Generic Cluster-Wide Caching can be used for domain-specific optimization. For example, in case you don't want every cluster node to execute the same expensive remote REST call, but instead, have 1 cluster node execute the request and store the result in the shared cache. Another use case would be if you want to keep track of visitor information (for example the click path), but you do not want to use sticky session or want to stay stateless (and thus you cannot store the information in an HTTP session). In that case, you can store the visitor information in the cluster-wide cache.
All three caches work independently from each other. Depending on an implementation project's exact requirements, only those caches that are needed can be enabled.
Explanation of Page Cache Improvements with Enterprise Caching
Why do you need the Enterprise Cache add-on for improved page caching when Bloomreach Experience Manager already provides page caching? The open source page caching (First Level Page Caching) is great for serving 10,000 homepages per second instead of, for example, 500 homepages per second. It optimizes already performing pages enormously. However, it is less suited for slow pages. The reason for this is that the open source page caching is quite volatile: on any content change in the repository, the entire page cache is cleared because the delivery tier does not know which pages are potentially affected by the content change.
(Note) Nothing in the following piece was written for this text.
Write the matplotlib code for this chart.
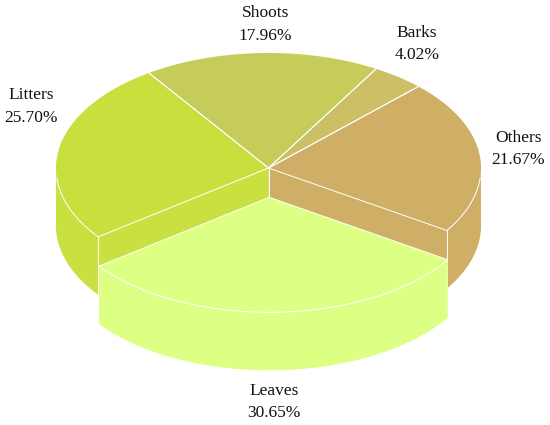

You could argue that instead of clearing the entire cache, we could keep serving the stale pages for, say, 5 more minutes, before recreating them. In other words, instead of flushing the cache, cache pages with a timetolive of 5 minutes. The problem with this approach is that if it is acceptable that changes might be visible on the live website after 5 minutes, it is most likely unacceptable that a single visitor gets to see alternating results for the same page for some time, depending on which cluster nodes handles the request. If you are fine with cluster node affinity for visitors (even if you don't use HTTP sessions), you could use the First Level Page Cache with
pageCache.timeToLiveSeconds = 300 pageCache.clearOnContentChange = true
as described in HST Page Caching.
With the Stale Page Caching enabled, the latency for high traffic pages dramatically decreases on average in case concurrent content changes take place. Also, there is an increased thundering herd protection. It works as follows: The open source First Level Caching is a blocking cache containing a thundering herd protection. This means that if 100 different visitors hit the same page, only 1 request builds the page, and after it has been created, all 100 visitors get instantly the same response. However, if the page takes long to create, for example, because of a slow remote rest call, all 100 visitors have to wait and take a connection thread from the container. If lots of other pages are also requested by other visitors at the same time, even the acceptCount could exceed the maximum value and new requests are being refused. This relates to Tomcat's maxConnections/acceptCount and maxThreads settings.
So even with First Level Page Caching and stampeding herd protection, when your pages take long to generate, you can run into problems.
With Stale Page Caching enabled, the aforementioned problem has been mitigated significantly: as before, in the case of 100 visitors requesting the same page, still only 1 request passes the thundering herd protection. But before this request is going to (re)create the page, it first restores the stale page in the First Level Cache from the Stale Page Cache (assuming the page has been rendered before once). Directly after the stale response has been restored in the First Level Cache, the blocking (thundering herd protection) on the First Level Cache is lifted, making the 99 waiting visitors getting instantly served the stale page. Concurrently the visitor whose request was used to restore the page from the stale cache is still being processed to render a fresh version of the page. Once it is finished, it stores the fresh version of the page in the First Level Cache and in the Stale Page Cache.
Deprecated caches
The Second Level Page cache and Generic Cluster-Wide cache are still available on Bloomreach Experience Manager version 14, but they are deprecated and removed from version 15 onwards, because they were tied to a outdated redis integration and effectively used.
With the Second Level Page Caching enabled, slow pages can be much better cached because every cluster node serves the same created page and the page can be cached much longer in general because different cluster nodes won't serve different variants of the same page. This means that if you configure the second level cache entries to have a timetolive of say 180 seconds, the cached page can be served for at least 3 minutes and every cluster node serves the exact same cached page. Content changes might thus take at most 3 minutes to become visible on a live site. If 3 minutes is too long, 1 minute might be acceptable.
Note that in general cached responses still come from the First Level Cache: Only when there is a cache miss in the First Level Cache, a lookup is done in the (cluster-wide) Second Level Cache: If this cache has a response, that response is (re)stored in the First Level Cache with an adjusted timetolive because the entry might for example already lived for 120 seconds and had a timetolive of 180 seconds.
Combining both Second Level Page Caching and Stale Page Caching with the First Level Caching makes the page caching much more effective and even more powerful than it already used to be and more generically applicable.